DIP potato slices into batter, drain off excess and cook in hot oil for 2-3 minutes or until batter is golden. Remove and drain on absorbent paper.
SPRINKLE liberally with salt. Serve immediately with vinegar on the side.
OMG, talk about memories, these look amazing!
I know. Fattening but oh so YUM. Probably a good thing that most fish and chip shops don’t do them like this anymore.
I remember as kids we use to pile into the old station wagon and go to Brighten-le-Sands for a swim. Dad used to go across the road to the fish and chip shop and come back with newspaper rolls filled with battered fish, chips and potato scallops.
There was nothing better…
These look amazing and can’t wait to give them a go.
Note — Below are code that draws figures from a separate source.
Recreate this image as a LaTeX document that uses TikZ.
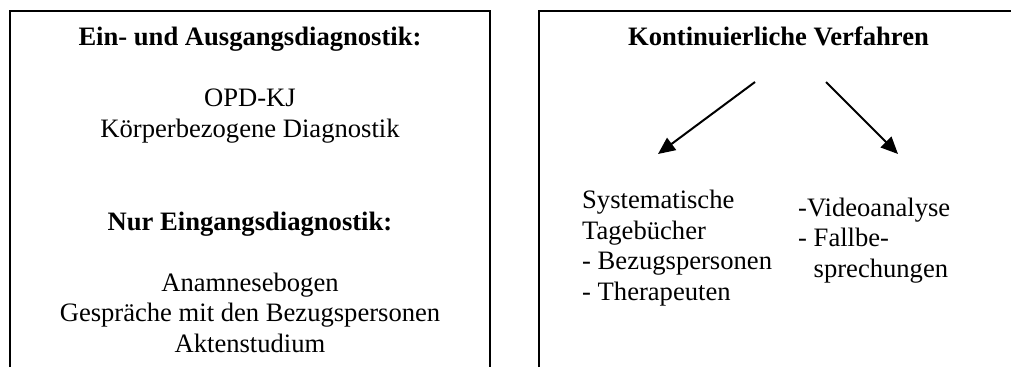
\documentclass[tikz,border=0pt]{standalone}
\usepackage{fontspec}
\setmainfont{Liberation Serif}
\usetikzlibrary{arrows.meta}
\begin{document}
\begin{tikzpicture}[x=1pt,y=-1pt,
  frame/.style={line width=2pt},
  txt/.style={font=\fontsize{26.6}{30.5}\selectfont, inner sep=0pt, anchor=base},
  head/.style={txt, font=\fontsize{26.6}{30.5}\selectfont\bfseries},
  link/.style={line width=2pt, -{Triangle[length=17pt,width=15pt]}}]
  \useasboundingbox (0,0) rectangle (1011,367);

  % open frames (no bottom edge; the right frame runs off the edge)
  \draw[frame] (10,367) -- (10,11) -- (490,11) -- (490,367);
  \draw[frame] (539,367) -- (539,11) -- (1011,11);

  % left frame: diagnostics (multi-line nodes sit on their last baseline)
  \node[head] (h1) at (250,45) {Ein- und Ausgangsdiagnostik:};
  \node[txt, align=center] (l1) at (250,137) {OPD-KJ\\Körperbezogene Diagnostik};
  \node[head] (h2) at (250,230) {Nur Eingangsdiagnostik:};
  \node[txt, align=center] (l2) at (250,352) {Anamnesebogen\\Gespräche mit den Bezugspersonen\\Aktenstudium};

  % right frame: continuous procedures
  \node[head] (h3) at (778.5,45) {Kontinuierliche Verfahren};
  \node[txt, align=left, anchor=base west] (r1) at (582,300)
    {Systematische\\Tagebücher\\- Bezugspersonen\\- Therapeuten};
  \node[txt, align=left, anchor=base west] (r2) at (798,277)
    {-Videoanalyse\\- Fallbe-\\\phantom{- }sprechungen};

  \coordinate (s1) at (755,82);
  \coordinate (e1) at (658,154);
  \coordinate (s2) at (826,82);
  \coordinate (e2) at (898,154);
  \draw[link] (s1) -- (e1);
  \draw[link] (s2) -- (e2);
\end{tikzpicture}
\end{document}
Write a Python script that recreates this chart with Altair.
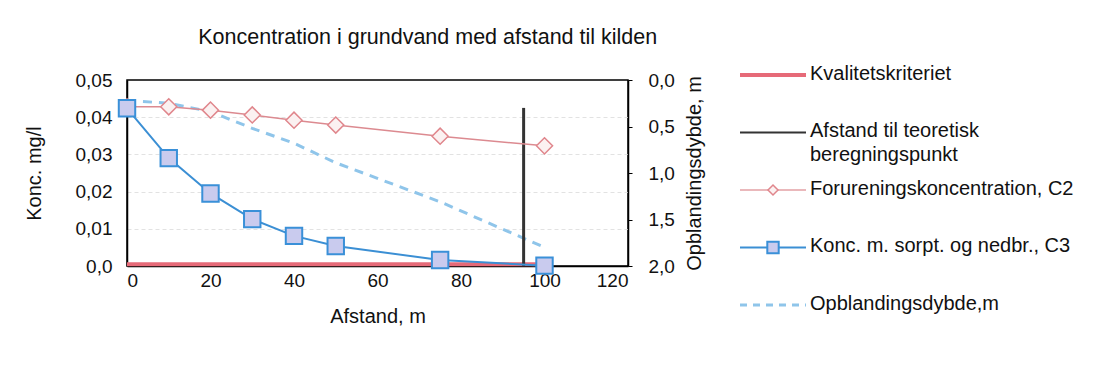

I wonder if that fish and chip shop is still there? I think we all have the same memories. Hope you enjoy these.
You are such a good mother!!! This is a recipe I will try…for my eyes/mouth only. YUM YUM YUM.
What no sharing! I’m trying to convince myself that a sweet potato version might be healthier. At least being chunky they’re better for you than chips.
Oh yes! And as a kid, they used to taste that much better when they came wrapped in newspaper. 🙂
The newspaper was why they tasted so good. Th secret ingredient. I remember many years ago there was a cafe down at Circular Quay that used newsprint butcher”s paper. But even that wasn’t quite the same.
Old potatoes? What? But they look yummy!
Old potatoes are less flaky and hold together better when cooked. Less moisture in the potato means a firmer potato scallop. They also make the best gnocchi. Of course I would never use soft, sprouted potatoes, just not very new season.
I love beer battered anything. These look scrumptious!
So do I.
I remember buying potato scallops for the train trip home after school. So, so greasy, yet so good (at least in my memories, I suspect I wouldn’t enjoy them so uncritically nowadays!). I love your summer edition posts!
Definitely a once in a very long time treat these days.